Dans ce nouveau contexte, les automatismes et les allégeances du passé ont-ils un intérêt pour les Français ? Je ne le crois pas. Il y a mieux à faire. Nous pouvons jouer un grand rôle dans le nouvel ordre des choses. 

Pour cela il y a une préalable évident : le non-alignement est notre intérêt. Dans la situation mouvante de notre temps et les chocs d’intérêts croisés, nous ne devons être les supplétifs obligés de personne. La sortie de l’OTAN, organisation inefficace qui participe par sa volonté d’expansion aux tensions guerrières sur notre continent. Je déplore qu’en pleine crise on continue de recommander l’adhésion de plusieurs pays sensibles à cette alliance.   

Bien-sur, il est entendu que « non alignement » ne signifie pas neutralité. Le choix systématique de la paix fait de la France une force commise d’office, dans chaque cas,la met du côté du droit international. En Ukraine Ce droit est du côté de l’Ukraine.des ukrainiens.

Non alignés, nous serons libres pour mener une diplomatie vraiment altermondialiste. C’est la nécessité de ce siècle de crise climatique planétaire. Il s’agit de faire émerger en politique un peuple humain conscients de sa communauté de destin. Car le droit international reste à produire dans de nombreux domaines. Notamment pour la gestion des biens communs de l’humanité.

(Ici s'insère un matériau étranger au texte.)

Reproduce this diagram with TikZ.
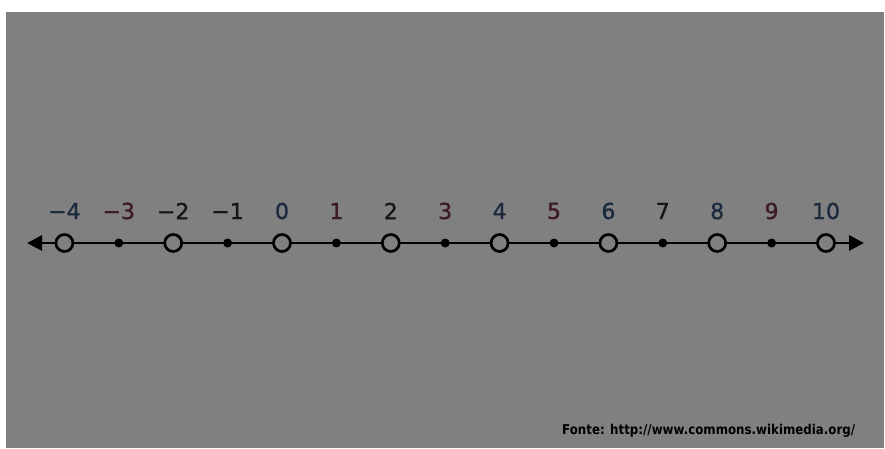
\documentclass[tikz,border=0pt]{standalone}
\usepackage{fontspec}
\setmainfont{DejaVu Sans}
\newfontfamily\srcfont[FakeStretch=0.876]{DejaVu Sans}
\newfontfamily\numfont[FakeBold=1.2]{DejaVu Sans}
\usetikzlibrary{arrows.meta}
\definecolor{bgray}{HTML}{808080}
\definecolor{nblue}{HTML}{1C2A3E}
\definecolor{nred}{HTML}{3C1A26}
\definecolor{nblack}{HTML}{161616}
\tikzset{
  axisline/.style={line width=2.8pt, draw=black, {Triangle[length=15pt,width=15pt]}-{Triangle[length=15pt,width=15pt]}},
  opendot/.style={circle, draw=black, line width=2.7pt, fill=bgray, minimum size=17pt, inner sep=0pt},
  filldot/.style={circle, fill=black, minimum size=9pt, inner sep=0pt},
  numlabel/.style={font=\numfont\fontsize{22}{24}\selectfont, anchor=center, inner sep=0pt},
  srclabel/.style={font=\srcfont\bfseries\fontsize{13.5}{15}\selectfont, text=black, anchor=base west, inner sep=0pt}
}
\begin{document}
\begin{tikzpicture}[x=1pt,y=-1pt]
\useasboundingbox (0,0) rectangle (885,448);
\fill[white] (0,0) rectangle (885,448);
\fill[bgray] (6,12) rectangle (884,448);
\coordinate (L) at (27,243);
\coordinate (R) at (864,243);
\draw[axisline] (L) -- (R);
\foreach \n/\col in {-4/nblue,-3/nred,-2/nblack,-1/nblack,0/nblue,1/nred,2/nblack,3/nred,4/nblue,5/nred,6/nblue,7/nblack,8/nblue,9/nred,10/nblue}{
  \pgfmathsetmacro{\xx}{282+54.4*\n}
  \pgfmathtruncatemacro{\odd}{mod(abs(\n),2)}
  \ifnum\odd=0
    \node[opendot] (p\n) at (\xx,243) {};
  \else
    \node[filldot] (p\n) at (\xx,243) {};
  \fi
  \node[numlabel, text=\col] (t\n) at (\xx,211) {\ifnum\n<0 −\the\numexpr-\n\relax\else\n\fi};
}
\node[srclabel] (src) at (562,434) {Fonte: http://www.commons.wikimedia.org/};
\end{tikzpicture}
\end{document}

D’une faiblesse, d’un malheur, faisons une force. La crise en cours comporte tous les risques mais aussi tous les moyens d’un rebond positif. Ne laissons pas la crise ukrainienne s’enfoncer dans l’enlisement général.

Attention ! Les postures de « va-t-en guerre » pullulent toujours autour des conflits. 

Mais l’action politique démocratique à toutes les échelles n’est rien d‘autre qu’un effort toujours recommencé pour régler par la discussion et la décision collective la violence des conflits qui divisent la société. 

La démocratie reste un choix d’optimisme politique. 

En Ukraine nous jouons notre capacité à prouver que c’est la meilleure méthode . 

A cette heure, c’est la démonstration que nous devons en faire à propos de la crise de l’Ukraine.